Het globale gemiddelde van de zeespiegel wordt bepaald met behulp van een combinatie van verschillende meetmethoden, waarbij geodesie een cruciale rol speelt. Hieronder een overzicht van hoe dit gebeurt:
1. Satelliet-altimetrie (ruimte-gebaseerde metingen)
- Wat: Satellieten zoals TOPEX/Poseidon, Jason-1/2/3 en Sentinel-6 meten de afstand tussen de satelliet en het zeeoppervlak met radar.
- Hoe: Deze afstand wordt gecombineerd met de exacte positie van de satelliet (bepaald door geodetische technieken) om de hoogte van het zeeoppervlak te berekenen.
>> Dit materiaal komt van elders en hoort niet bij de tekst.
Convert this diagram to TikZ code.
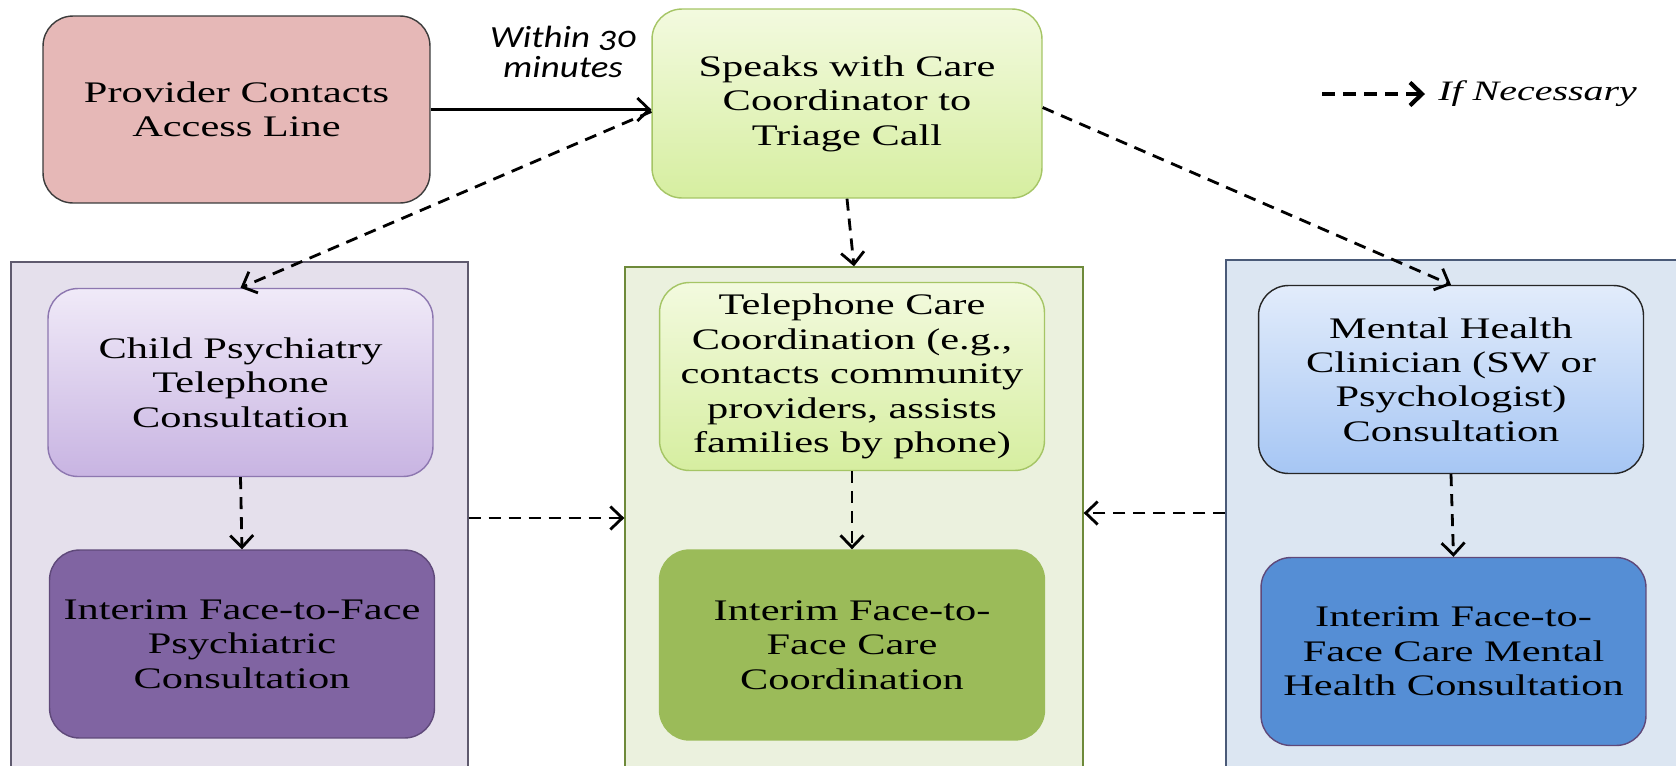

Geodesie: Nauwkeurige plaatsbepaling van de satelliet wordt mogelijk gemaakt door geodetische systemen zoals GPS, DORIS en laser-ranging (SLR). Zonder deze technieken zou de meting onnauwkeurig zijn.
2. Getijdemetingen (tide gauges, historisch)
- Wat: Langlopende metingen van de zeespiegel aan de kust.
- Hoe: Deze geven inzicht in regionale en lokale veranderingen.
Geodesie: Door gebruik van GNSS-ontvangers bij deze meetstations kan men de bodembeweging corrigeren, zodat het onderscheid tussen zeespiegelstijging en bodemverzakking duidelijk wordt.
3. Gravimetrie (massa-veranderingen meten)
- Wat: Satellieten zoals GRACE en GRACE-FO meten veranderingen in het zwaartekrachtsveld van de aarde.
- Hoe: Deze veranderingen wijzen op massa-verschuivingen zoals smeltende ijskappen of veranderingen in oceaanmassa.
Geodesie: Gravimetrie is een tak van de geodesie die helpt bij het verklaren van waarom de zeespiegel verandert, niet alleen hoeveel.
4. Globaal Referentieframe
Wat: Voor consistente wereldwijde metingen is een stabiel coördinatensysteem nodig (zoals ITRF).
Geodesie: Biedt dit referentiekader via technieken zoals VLBI, SLR, GNSS en DORIS. Dit is essentieel voor het interpreteren van hoogteveranderingen op wereldschaal. Zonder geodesie zouden zeespiegelmetingen onnauwkeurig en niet vergelijkbaar zijn over tijd en locatie.